• **Exercise directions**: Extract word for word the lines of the listing from its start to the line holding "R_dist_y = [2.41, 1.16, 0.39]", both ends kept; pictures are not part of the copy.

• **Supplied data**:
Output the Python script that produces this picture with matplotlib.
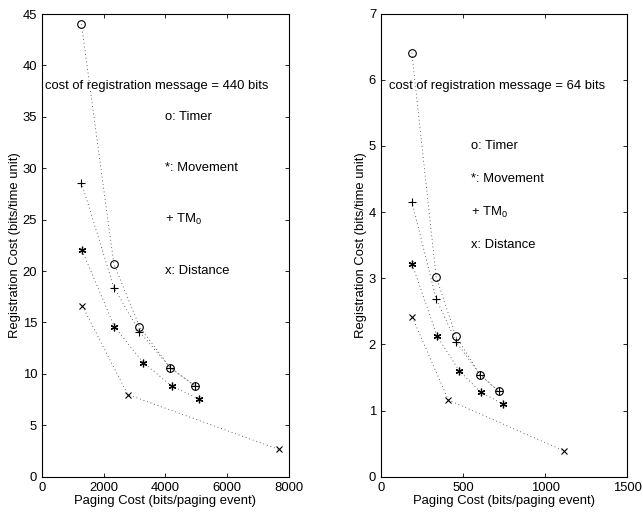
import matplotlib
matplotlib.use("Agg")
import matplotlib.pyplot as plt

plt.rcParams['font.family'] = ['Liberation Sans', 'DejaVu Sans']
plt.rcParams['mathtext.default'] = 'regular'

# Left panel (440 bits)
L_timer_x = [1280, 2330, 3160, 4160, 4960]
L_timer_y = [44.0, 20.7, 14.6, 10.6, 8.84]
L_tm0_x = [1280, 2330, 3160, 4160, 4960]
L_tm0_y = [28.6, 18.4, 14.1, 10.6, 8.84]
L_move_x = [1300, 2350, 3280, 4200, 5080]
L_move_y = [22.0, 14.6, 11.1, 8.84, 7.55]
L_dist_x = [1310, 2780, 7680]
L_dist_y = [16.6, 7.99, 2.65]

# Right panel (64 bits)
R_timer_x = [188, 336, 457, 604, 718]
R_timer_y = [6.41, 3.02, 2.12, 1.54, 1.29]
R_tm0_x = [188, 336, 457, 604, 718]
R_tm0_y = [4.16, 2.69, 2.04, 1.54, 1.29]
R_move_x = [190, 343, 477, 607, 740]
R_move_y = [3.21, 2.12, 1.60, 1.28, 1.10]
R_dist_x = [191, 410, 1115]
R_dist_y = [2.41, 1.16, 0.39]

titles = ["cost of registration message = 440 bits",
          "cost of registration message = 64 bits"]
legend_labels = ["o: Timer", "*: Movement", "+ TM$_0$", "x: Distance"]
xlabel = "Paging Cost (bits/paging event)"
ylabel = "Registration Cost (bits/time unit)"

fig = plt.figure(figsize=(6.43, 5.15), dpi=100)
axL = fig.add_axes([0.0653, 0.0744, 0.3837, 0.8984])
axR = fig.add_axes([0.5925, 0.0744, 0.3831, 0.8990])

ast = (6, 2, 0)
FS = 9.4

def draw(ax, tx, ty, mx, my, px, py, dx, dy, xlim, ylim, xt, yt, note_xy, leg_x, leg_ys, title):
    ls = dict(color='#333333', linestyle=(0, (1, 3.5)), linewidth=0.6)
    ax.plot(tx, ty, **ls)
    ax.plot(px, py, **ls)
    ax.plot(mx, my, **ls)
    ax.plot(dx, dy, **ls)
    ax.plot(tx, ty, linestyle='none', marker='o', markersize=5.5, markerfacecolor='none',
            markeredgecolor='black', markeredgewidth=0.8)
    ax.plot(px, py, linestyle='none', marker='+', markersize=6, color='black', markeredgewidth=0.8)
    ax.plot(mx, my, linestyle='none', marker=ast, markersize=5.5, color='black', markeredgewidth=0.9)
    ax.plot(dx, dy, linestyle='none', marker='x', markersize=4, color='black', markeredgewidth=0.8)
    ax.set_xlim(*xlim)
    ax.set_ylim(*ylim)
    ax.set_xticks(xt)
    ax.set_yticks(yt)
    ax.tick_params(direction='in', top=True, right=True, labelsize=FS, length=3, width=0.6)
    for s in ax.spines.values():
        s.set_linewidth(0.8)
    ax.set_xlabel(xlabel, fontsize=FS, labelpad=1)
    ax.set_ylabel(ylabel, fontsize=FS, labelpad=1)
    ax.text(note_xy[0], note_xy[1], title, fontsize=FS, ha='left', va='center')
    for lab, y in zip(legend_labels, leg_ys):
        ax.text(leg_x, y, lab, fontsize=FS, ha='left', va='center')

draw(axL, L_timer_x, L_timer_y, L_move_x, L_move_y, L_tm0_x, L_tm0_y, L_dist_x, L_dist_y,
     (0, 8000), (0, 45), [0, 2000, 4000, 6000, 8000], list(range(0, 46, 5)),
     (100, 38.0), 4000, [35, 30, 25, 20], titles[0])
draw(axR, R_timer_x, R_timer_y, R_move_x, R_move_y, R_tm0_x, R_tm0_y, R_dist_x, R_dist_y,
     (0, 1500), (0, 7), [0, 500, 1000, 1500], list(range(0, 8)),
     (50, 5.9), 550, [5.0, 4.5, 4.0, 3.5], titles[1])

fig.savefig("out.png", dpi=100)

• **Result for this exercise**:
Output the Python script that produces this picture with matplotlib.
import matplotlib
matplotlib.use("Agg")
import matplotlib.pyplot as plt

plt.rcParams['font.family'] = ['Liberation Sans', 'DejaVu Sans']
plt.rcParams['mathtext.default'] = 'regular'

# Left panel (440 bits)
L_timer_x = [1280, 2330, 3160, 4160, 4960]
L_timer_y = [44.0, 20.7, 14.6, 10.6, 8.84]
L_tm0_x = [1280, 2330, 3160, 4160, 4960]
L_tm0_y = [28.6, 18.4, 14.1, 10.6, 8.84]
L_move_x = [1300, 2350, 3280, 4200, 5080]
L_move_y = [22.0, 14.6, 11.1, 8.84, 7.55]
L_dist_x = [1310, 2780, 7680]
L_dist_y = [16.6, 7.99, 2.65]

# Right panel (64 bits)
R_timer_x = [188, 336, 457, 604, 718]
R_timer_y = [6.41, 3.02, 2.12, 1.54, 1.29]
R_tm0_x = [188, 336, 457, 604, 718]
R_tm0_y = [4.16, 2.69, 2.04, 1.54, 1.29]
R_move_x = [190, 343, 477, 607, 740]
R_move_y = [3.21, 2.12, 1.60, 1.28, 1.10]
R_dist_x = [191, 410, 1115]
R_dist_y = [2.41, 1.16, 0.39]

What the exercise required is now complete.